--- Begin Given entries ---

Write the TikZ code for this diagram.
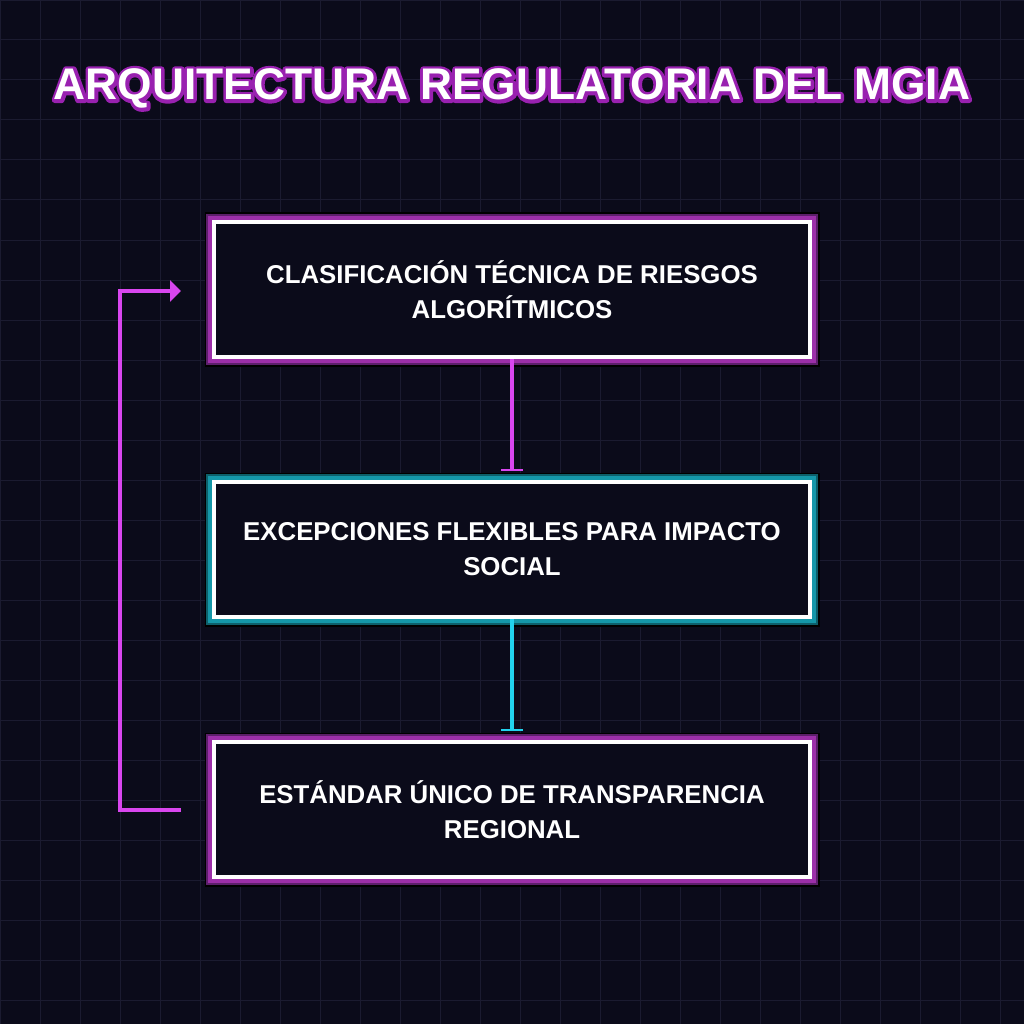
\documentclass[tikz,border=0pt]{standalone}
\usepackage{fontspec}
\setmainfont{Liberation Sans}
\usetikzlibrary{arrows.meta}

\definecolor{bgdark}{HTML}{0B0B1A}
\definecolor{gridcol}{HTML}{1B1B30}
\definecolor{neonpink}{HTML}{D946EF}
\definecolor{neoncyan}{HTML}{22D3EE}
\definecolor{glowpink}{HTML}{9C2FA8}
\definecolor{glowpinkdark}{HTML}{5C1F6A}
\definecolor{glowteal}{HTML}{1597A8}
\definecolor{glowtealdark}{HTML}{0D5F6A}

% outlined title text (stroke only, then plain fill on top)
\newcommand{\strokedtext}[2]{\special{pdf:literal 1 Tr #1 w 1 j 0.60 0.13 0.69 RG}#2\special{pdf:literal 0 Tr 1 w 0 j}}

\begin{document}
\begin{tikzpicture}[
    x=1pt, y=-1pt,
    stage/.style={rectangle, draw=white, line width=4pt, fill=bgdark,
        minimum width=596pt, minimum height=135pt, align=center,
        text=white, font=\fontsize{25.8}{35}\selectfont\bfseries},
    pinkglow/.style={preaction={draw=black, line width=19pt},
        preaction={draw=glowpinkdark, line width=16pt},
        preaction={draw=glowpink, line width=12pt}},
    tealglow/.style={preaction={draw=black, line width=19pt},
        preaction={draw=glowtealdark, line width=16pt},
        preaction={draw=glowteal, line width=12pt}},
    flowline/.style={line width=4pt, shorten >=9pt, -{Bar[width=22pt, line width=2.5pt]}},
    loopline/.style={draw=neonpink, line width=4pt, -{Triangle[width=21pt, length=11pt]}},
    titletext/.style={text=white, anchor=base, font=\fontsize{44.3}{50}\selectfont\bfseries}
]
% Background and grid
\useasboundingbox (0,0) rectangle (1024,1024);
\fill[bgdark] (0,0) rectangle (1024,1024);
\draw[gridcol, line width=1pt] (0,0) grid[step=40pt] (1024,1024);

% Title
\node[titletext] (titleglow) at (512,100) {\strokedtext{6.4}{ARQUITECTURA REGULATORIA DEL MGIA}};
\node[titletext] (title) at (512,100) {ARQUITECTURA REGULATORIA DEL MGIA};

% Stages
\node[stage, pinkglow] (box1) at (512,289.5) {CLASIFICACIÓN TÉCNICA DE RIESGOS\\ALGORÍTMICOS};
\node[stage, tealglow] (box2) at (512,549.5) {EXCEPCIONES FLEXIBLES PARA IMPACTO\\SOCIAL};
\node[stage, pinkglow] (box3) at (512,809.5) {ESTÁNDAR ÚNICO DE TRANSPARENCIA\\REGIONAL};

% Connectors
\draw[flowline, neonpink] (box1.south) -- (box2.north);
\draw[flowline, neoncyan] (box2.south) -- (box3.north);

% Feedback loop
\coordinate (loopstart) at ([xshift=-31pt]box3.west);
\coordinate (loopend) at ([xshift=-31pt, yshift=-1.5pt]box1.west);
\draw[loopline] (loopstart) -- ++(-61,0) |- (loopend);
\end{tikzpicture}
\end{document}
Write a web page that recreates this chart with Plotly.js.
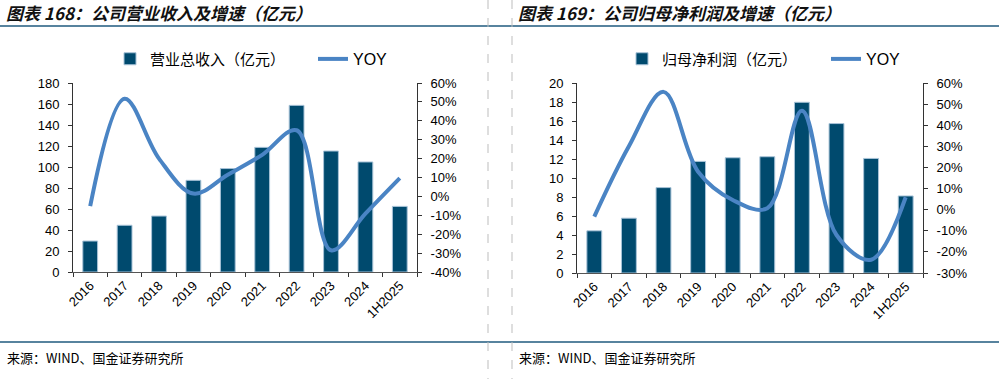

--- End Given entries ---

_Requirements_
Write out exactly the lines between the start of the data and the line with "j 0.60 0.13", including both, but none of the pictures.

_Result of this task_
Write the TikZ code for this diagram.
\documentclass[tikz,border=0pt]{standalone}
\usepackage{fontspec}
\setmainfont{Liberation Sans}
\usetikzlibrary{arrows.meta}

\definecolor{bgdark}{HTML}{0B0B1A}
\definecolor{gridcol}{HTML}{1B1B30}
\definecolor{neonpink}{HTML}{D946EF}
\definecolor{neoncyan}{HTML}{22D3EE}
\definecolor{glowpink}{HTML}{9C2FA8}
\definecolor{glowpinkdark}{HTML}{5C1F6A}
\definecolor{glowteal}{HTML}{1597A8}
\definecolor{glowtealdark}{HTML}{0D5F6A}

% outlined title text (stroke only, then plain fill on top)
\newcommand{\strokedtext}[2]{\special{pdf:literal 1 Tr #1 w 1 j 0.60 0.13 0.69 RG}#2\special{pdf:literal 0 Tr 1 w 0 j}}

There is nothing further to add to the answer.